The older I get, the less I have to say. I find words and phrases get eliminated from my vocabulary over time. God slowly and kindly shrinks my words with his Spirit, wisdom and small bits of experience. Whether it’s particular, embarrassing things I’ve said that can’t be erased from memory or just my regular, daily idiotic thoughts, the Lord slowly morphs and renews my thinking. Recently, there’s a common phrase that’s been utterly and completely taken out of my lexicon. 

I will never. 

There. I admit it. Only problem now is I’m saying, “I will never say ‘I will never.” 

Right now, I’m living with two giant “I will nevers.” But God is using these “nevers” to change me in very specific ways. He’s showing me that my “nevers” are a form of boasting that I must repent over. In this process of transferring my “nevers” over to “Lord, help me trust you,” God is leveraging my old “nevers” for my now good. 

When God changes our proclamations to supplications, he teaches us several things.

He teaches humility. 

When we’re corrected and have to go back on things we’ve said, humility grows. It teaches us that we don’t know everything. We can’t predict the future, but there’s One who can. He teaches meekness through our lack of control over our own futures. I can honestly and wholeheartedly mean “I will never” do this or that, but 10 years later I may indeed find myself doing that very thing. I’m unable to determine my future self’s ultimate well-being (Prov 16:9). I can’t know where I’m going to be 10 minutes from now, much less 10 days, 10 months or 10 years from now. But God can. 

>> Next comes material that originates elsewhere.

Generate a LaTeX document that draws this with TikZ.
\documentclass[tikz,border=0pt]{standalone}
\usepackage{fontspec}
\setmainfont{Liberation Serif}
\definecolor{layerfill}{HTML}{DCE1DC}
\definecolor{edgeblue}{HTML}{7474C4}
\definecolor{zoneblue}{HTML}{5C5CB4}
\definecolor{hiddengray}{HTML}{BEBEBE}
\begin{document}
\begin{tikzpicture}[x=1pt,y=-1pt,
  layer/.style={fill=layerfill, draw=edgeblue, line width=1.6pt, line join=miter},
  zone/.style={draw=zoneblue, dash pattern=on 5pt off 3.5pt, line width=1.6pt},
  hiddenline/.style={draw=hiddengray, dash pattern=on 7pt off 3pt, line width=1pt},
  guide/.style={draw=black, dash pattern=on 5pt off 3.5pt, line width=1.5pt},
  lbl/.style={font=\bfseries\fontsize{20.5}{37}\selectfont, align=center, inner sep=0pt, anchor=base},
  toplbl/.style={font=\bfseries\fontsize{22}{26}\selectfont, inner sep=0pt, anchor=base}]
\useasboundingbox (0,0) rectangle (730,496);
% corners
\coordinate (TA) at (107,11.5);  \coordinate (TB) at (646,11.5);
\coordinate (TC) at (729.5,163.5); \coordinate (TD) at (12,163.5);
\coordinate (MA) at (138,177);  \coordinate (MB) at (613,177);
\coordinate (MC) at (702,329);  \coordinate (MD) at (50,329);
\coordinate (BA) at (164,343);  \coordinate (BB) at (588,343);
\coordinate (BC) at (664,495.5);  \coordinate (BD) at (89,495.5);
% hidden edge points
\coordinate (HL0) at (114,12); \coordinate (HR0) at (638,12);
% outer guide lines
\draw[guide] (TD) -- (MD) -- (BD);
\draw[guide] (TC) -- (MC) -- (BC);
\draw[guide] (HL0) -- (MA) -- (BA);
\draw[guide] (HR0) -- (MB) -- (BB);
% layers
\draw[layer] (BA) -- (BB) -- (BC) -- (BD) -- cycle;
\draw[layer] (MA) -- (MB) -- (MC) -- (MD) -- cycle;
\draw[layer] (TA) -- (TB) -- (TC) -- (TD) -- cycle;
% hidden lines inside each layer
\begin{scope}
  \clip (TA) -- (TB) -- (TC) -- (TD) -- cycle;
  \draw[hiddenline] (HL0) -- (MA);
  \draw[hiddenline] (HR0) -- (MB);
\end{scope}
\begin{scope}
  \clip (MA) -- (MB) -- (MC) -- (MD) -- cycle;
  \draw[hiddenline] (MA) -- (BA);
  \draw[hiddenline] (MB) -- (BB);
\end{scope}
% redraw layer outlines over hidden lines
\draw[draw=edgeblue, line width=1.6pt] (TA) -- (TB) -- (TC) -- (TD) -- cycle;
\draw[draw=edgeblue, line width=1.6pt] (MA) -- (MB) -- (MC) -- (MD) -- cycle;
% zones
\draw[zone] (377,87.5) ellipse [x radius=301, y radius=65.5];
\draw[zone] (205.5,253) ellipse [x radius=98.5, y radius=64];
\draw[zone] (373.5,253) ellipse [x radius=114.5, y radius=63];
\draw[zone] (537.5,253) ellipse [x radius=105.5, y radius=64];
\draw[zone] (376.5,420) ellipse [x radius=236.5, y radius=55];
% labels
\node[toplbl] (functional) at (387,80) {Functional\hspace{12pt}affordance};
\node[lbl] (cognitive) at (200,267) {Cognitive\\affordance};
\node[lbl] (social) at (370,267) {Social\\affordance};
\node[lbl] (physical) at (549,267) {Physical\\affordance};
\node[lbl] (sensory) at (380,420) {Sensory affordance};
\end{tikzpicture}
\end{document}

Do not boast about tomorrow, for you do not know what a day may bring. Proverbs 27:1

He teaches human limits. 

Of course, humility is about me knowing my finite limits. I was not at the beginning of the world nor do I have control over the air I breathe. I rely solely on the One who created me, gave me air and knows the number of my days. How dare I declare “I will never.” To do so is to proclaim a foolish likeness to God in his timelessness. Of course, this is irrational. To know I have limits causes me to cast my eyes on the One who has none. 

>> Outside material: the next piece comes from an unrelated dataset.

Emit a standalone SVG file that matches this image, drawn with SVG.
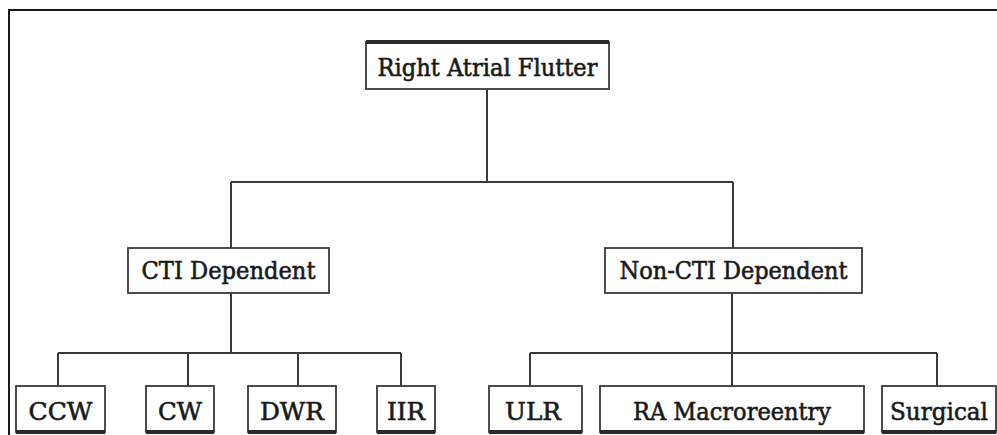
<svg xmlns="http://www.w3.org/2000/svg" width="997" height="435" viewBox="0 0 997 435">
  <style>
    .box { fill: #ffffff; stroke: #3a3a3a; stroke-width: 1.8; }
    .heavy { stroke: #2a2a2a; stroke-width: 4; }
    .label { font-family: 'DejaVu Serif', serif; font-size: 24px; fill: #1a1a1a; stroke: #1a1a1a; stroke-width: 0.6; text-anchor: middle; }
    .link { fill: none; stroke: #3a3a3a; stroke-width: 2; }
    .frame { fill: none; stroke: #1a1a1a; stroke-width: 2; }
  </style>
  <rect width="997" height="435" fill="#ffffff"/>
  <!-- outer frame (top and left edges visible) -->
  <path class="frame" d="M9,440 V10 H1000"/>

  <g id="connectors">
    <path class="link" d="M487,89 V182 M231,182 H733 M231,182 V248 M733,182 V248"/>
    <path class="link" d="M231,293 V353 M58,353 H401 M58,353 V386 M188,353 V386 M298,353 V386 M401,353 V386"/>
    <path class="link" d="M732,293 V353 M530,353 H937 M530,353 V386 M732,353 V386 M937,353 V386"/>
  </g>

  <g id="right-atrial-flutter">
    <rect class="box" x="366" y="42" width="243" height="47"/>
    <path class="heavy" d="M366,42 H609"/>
    <text class="label" x="487.5" y="76" textLength="220" lengthAdjust="spacingAndGlyphs">Right Atrial Flutter</text>
  </g>

  <g id="cti-dependent">
    <rect class="box" x="128" y="248" width="201" height="45"/>
    <text class="label" x="228.5" y="279" textLength="174" lengthAdjust="spacingAndGlyphs">CTI Dependent</text>
  </g>

  <g id="non-cti-dependent">
    <rect class="box" x="605" y="248" width="257" height="45"/>
    <text class="label" x="733.5" y="279" textLength="228" lengthAdjust="spacingAndGlyphs">Non-CTI Dependent</text>
  </g>

  <g id="ccw">
    <rect class="box" x="16" y="386" width="89" height="46"/>
    <path class="heavy" d="M16,432 H105"/>
    <text class="label" x="60.5" y="420" textLength="64" lengthAdjust="spacingAndGlyphs">CCW</text>
  </g>

  <g id="cw">
    <rect class="box" x="146" y="386" width="68" height="46"/>
    <path class="heavy" d="M146,432 H214"/>
    <text class="label" x="180" y="420" textLength="44" lengthAdjust="spacingAndGlyphs">CW</text>
  </g>

  <g id="dwr">
    <rect class="box" x="248" y="386" width="88" height="46"/>
    <path class="heavy" d="M248,432 H336"/>
    <text class="label" x="292" y="420" textLength="64" lengthAdjust="spacingAndGlyphs">DWR</text>
  </g>

  <g id="iir">
    <rect class="box" x="377" y="386" width="58" height="46"/>
    <path class="heavy" d="M377,432 H435"/>
    <text class="label" x="406" y="420" textLength="38" lengthAdjust="spacingAndGlyphs">IIR</text>
  </g>

  <g id="ulr">
    <rect class="box" x="489" y="386" width="93" height="46"/>
    <path class="heavy" d="M489,432 H582"/>
    <text class="label" x="533" y="420" textLength="56" lengthAdjust="spacingAndGlyphs">ULR</text>
  </g>

  <g id="ra-macroreentry">
    <rect class="box" x="600" y="386" width="264" height="46"/>
    <path class="heavy" d="M600,432 H864"/>
    <text class="label" x="732" y="420" textLength="198" lengthAdjust="spacingAndGlyphs">RA Macroreentry</text>
  </g>

  <g id="surgical">
    <rect class="box" x="882" y="386" width="114" height="46"/>
    <path class="heavy" d="M882,432 H996"/>
    <text class="label" x="939" y="420" textLength="98" lengthAdjust="spacingAndGlyphs">Surgical</text>
  </g>
</svg>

Yet you do not know what tomorrow will bring. What is your life? For you are a mist that appears for a little time and then vanishes. Instead you ought to say, “If the Lord wills, we will live and do this or that.” (James 4:14-15)

He teaches grace.

Saying “I will never” and later having to shove those words back into my mouth teaches me about the gaping hole only grace can fill. Because God shows me how little I know and control, there’s a deeper understanding of my need for grace. Grace says God gives me everything I need. He provides help for my small capacities and inabilities, my misunderstandings and shortcomings. This kindness is then available for me to give to others. If I know God leads, guides and allows us all to do and be different, how does this change how I react to others? It teaches me to withhold judgement on things I cannot know everything about, because I’m not God. 

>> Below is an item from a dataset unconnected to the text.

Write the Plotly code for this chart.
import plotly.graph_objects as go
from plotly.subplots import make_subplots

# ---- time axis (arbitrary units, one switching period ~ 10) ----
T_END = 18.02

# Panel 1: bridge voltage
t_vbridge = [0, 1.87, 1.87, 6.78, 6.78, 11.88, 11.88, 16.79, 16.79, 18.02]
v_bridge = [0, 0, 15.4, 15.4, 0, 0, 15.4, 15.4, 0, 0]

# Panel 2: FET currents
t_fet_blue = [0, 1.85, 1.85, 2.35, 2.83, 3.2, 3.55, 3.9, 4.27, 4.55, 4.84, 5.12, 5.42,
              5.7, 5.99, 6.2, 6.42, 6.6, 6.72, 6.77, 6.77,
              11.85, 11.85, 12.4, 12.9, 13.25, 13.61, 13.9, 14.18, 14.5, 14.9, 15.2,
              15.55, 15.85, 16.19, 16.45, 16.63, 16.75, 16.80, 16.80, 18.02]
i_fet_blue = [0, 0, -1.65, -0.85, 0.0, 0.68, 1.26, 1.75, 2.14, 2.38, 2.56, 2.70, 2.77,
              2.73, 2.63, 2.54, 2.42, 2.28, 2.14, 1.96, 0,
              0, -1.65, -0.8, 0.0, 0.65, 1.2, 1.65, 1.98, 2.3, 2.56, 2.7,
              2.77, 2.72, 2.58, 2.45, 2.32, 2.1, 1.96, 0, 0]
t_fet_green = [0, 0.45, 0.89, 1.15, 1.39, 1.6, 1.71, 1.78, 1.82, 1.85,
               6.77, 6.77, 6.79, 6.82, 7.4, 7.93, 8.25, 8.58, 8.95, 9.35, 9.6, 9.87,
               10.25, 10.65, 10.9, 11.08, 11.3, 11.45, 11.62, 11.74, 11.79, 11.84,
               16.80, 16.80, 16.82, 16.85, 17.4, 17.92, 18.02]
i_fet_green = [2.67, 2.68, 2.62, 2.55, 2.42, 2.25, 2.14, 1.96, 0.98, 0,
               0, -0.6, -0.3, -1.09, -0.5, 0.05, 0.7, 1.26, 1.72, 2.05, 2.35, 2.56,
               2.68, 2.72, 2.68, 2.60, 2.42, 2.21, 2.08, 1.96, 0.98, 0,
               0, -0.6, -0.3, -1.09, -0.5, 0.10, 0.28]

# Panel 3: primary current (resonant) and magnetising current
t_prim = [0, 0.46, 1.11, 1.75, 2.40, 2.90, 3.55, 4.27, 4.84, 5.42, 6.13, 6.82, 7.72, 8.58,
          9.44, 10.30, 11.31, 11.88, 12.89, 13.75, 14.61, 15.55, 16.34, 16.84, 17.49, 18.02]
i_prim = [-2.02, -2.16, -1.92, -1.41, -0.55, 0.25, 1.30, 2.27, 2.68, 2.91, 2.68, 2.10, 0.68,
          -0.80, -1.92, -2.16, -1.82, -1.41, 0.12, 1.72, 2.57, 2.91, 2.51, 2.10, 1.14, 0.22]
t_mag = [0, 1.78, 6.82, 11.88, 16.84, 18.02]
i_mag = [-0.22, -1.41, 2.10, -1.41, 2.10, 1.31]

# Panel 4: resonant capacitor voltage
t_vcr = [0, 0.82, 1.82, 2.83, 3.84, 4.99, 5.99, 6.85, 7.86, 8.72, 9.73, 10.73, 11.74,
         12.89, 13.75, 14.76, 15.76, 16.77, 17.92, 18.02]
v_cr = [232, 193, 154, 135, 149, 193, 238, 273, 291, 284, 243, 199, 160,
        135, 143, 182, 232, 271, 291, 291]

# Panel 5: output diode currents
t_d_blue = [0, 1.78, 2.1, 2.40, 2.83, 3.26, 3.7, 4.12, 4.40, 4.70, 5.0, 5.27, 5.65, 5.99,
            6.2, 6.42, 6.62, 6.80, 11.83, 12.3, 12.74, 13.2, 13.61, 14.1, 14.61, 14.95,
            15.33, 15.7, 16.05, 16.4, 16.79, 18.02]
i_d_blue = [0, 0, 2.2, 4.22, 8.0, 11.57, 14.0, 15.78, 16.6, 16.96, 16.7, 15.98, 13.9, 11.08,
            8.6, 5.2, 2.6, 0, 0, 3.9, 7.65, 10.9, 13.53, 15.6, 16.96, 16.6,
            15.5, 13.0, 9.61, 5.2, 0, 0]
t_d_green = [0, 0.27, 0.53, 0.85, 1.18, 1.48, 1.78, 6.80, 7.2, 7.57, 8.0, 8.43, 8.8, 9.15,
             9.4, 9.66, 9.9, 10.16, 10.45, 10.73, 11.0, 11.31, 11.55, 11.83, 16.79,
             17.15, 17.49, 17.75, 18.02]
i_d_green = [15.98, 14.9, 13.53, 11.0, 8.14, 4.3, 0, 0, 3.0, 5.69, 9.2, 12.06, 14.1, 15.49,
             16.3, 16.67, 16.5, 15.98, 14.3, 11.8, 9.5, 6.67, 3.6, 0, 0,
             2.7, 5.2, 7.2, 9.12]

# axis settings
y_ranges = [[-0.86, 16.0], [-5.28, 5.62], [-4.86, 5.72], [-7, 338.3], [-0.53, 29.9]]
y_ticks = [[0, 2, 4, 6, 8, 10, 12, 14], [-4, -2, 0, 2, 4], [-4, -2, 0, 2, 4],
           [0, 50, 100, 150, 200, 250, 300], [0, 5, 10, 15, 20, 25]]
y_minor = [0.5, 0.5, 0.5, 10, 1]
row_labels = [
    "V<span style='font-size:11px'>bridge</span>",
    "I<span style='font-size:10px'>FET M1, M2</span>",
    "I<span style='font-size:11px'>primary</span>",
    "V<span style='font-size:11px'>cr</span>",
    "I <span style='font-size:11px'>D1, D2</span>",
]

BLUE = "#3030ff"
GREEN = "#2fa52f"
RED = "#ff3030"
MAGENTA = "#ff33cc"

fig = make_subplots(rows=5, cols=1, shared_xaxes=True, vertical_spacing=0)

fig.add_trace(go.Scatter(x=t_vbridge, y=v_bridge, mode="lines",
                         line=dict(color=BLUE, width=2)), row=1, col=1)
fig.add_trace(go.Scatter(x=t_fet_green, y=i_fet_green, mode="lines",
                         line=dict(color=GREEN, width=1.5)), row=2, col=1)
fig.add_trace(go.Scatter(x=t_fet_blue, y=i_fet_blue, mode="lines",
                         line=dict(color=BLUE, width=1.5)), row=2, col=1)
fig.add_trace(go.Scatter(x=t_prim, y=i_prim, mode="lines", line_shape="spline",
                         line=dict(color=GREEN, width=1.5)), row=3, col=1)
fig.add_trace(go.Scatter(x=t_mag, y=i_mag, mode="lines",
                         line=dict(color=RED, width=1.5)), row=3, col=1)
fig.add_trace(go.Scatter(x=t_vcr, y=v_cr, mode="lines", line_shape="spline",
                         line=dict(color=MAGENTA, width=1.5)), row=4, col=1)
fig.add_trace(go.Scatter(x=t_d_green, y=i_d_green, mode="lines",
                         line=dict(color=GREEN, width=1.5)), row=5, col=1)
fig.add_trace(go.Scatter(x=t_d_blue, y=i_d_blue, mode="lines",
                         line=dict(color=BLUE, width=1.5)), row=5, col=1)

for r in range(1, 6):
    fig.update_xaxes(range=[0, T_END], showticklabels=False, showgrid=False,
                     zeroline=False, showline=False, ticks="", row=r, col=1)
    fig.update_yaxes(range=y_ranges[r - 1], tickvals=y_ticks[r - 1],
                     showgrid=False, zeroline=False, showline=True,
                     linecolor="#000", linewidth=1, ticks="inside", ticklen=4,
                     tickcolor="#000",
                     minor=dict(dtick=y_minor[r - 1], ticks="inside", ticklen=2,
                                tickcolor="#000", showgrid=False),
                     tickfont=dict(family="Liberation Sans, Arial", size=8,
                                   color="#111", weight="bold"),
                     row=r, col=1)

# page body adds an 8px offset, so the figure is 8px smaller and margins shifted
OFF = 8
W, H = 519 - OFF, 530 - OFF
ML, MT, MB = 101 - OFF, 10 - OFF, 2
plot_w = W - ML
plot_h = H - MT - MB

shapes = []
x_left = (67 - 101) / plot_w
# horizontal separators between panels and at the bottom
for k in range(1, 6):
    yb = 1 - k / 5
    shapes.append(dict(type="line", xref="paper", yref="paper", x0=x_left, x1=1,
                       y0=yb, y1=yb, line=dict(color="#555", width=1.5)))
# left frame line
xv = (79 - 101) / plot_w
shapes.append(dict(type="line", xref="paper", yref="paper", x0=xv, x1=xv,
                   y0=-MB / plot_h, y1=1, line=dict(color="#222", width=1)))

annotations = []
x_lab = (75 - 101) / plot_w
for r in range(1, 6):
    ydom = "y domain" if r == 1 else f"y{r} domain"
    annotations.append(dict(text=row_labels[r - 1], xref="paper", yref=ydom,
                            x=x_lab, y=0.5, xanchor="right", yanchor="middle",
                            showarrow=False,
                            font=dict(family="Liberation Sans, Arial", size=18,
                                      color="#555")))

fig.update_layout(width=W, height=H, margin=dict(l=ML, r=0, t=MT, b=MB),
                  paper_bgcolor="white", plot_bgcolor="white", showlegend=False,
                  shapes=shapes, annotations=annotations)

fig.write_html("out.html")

Let us then approach God’s throne of grace with confidence, so that we may receive mercy and find grace to help us in our time of need. Heb 4:16

He teaches his preeminence. 

Anytime I’ve proclaimed, “I will never,” God was sitting on his throne. And guess what . . . he knew I absolutely would do whatever my never was. When we say I will never do this or I will never go there, we are displaying foolishness as God preeminently resides in greatness. He is infinite. He has no boundaries in knowledge. He is all-wise. He sees all things. He is the beginning and the end. To say, “I will never,” is to have a small reverence for a God who easily says, “Yes you will.” 

God reigns over the nations; God sits on his holy throne. Psalm 47:8 

He teaches eternity. 

God teaching about eternity is his love on display for us. To teach an eternal perspective is to teach how to survive in a world that is not my forever home. It gives me something to cling to, to look forward to when things go haywire here. God knows that to persevere in our insufferable world, I must know and believe what he promises will come. Enter eternity. I can’t tell you where I’ll live, what I’ll be doing or what my life will look like, but I can acknowledge my certain hope in God’s eternal plan. Refraining from “will nevers” makes me look for what I can know. Eternal good with Jesus, my Savior, my Joy, my Hope is an absolute certainty (Heb 6:19).

. . . for the sake of the faith of God’s elect . . . in hope of eternal life, which God, who never lies, promised before the ages began . . . Titus 1:1b-2

We have a good Father who loves to give good things (Matt 7:11). For me, he’s leveraged my “nevers” to teach me some of these good things. He gives me exactly what I need, puts me exactly where I need to be and plans my life better than I do. Our God is always faithful, even in our foolish “nevers.”

Questions for Reflection: 

1.    What have you said “never” about? 

2.    How can you acknowledge your smallness before God so as to worship his greatness? 

3.    What are some ways to give up your illusion of control in your life? 

4.    Do you worry about today more than you think on eternity with Jesus? 

5.    What are some practical ways you can spend more time thinking God for having control over your life?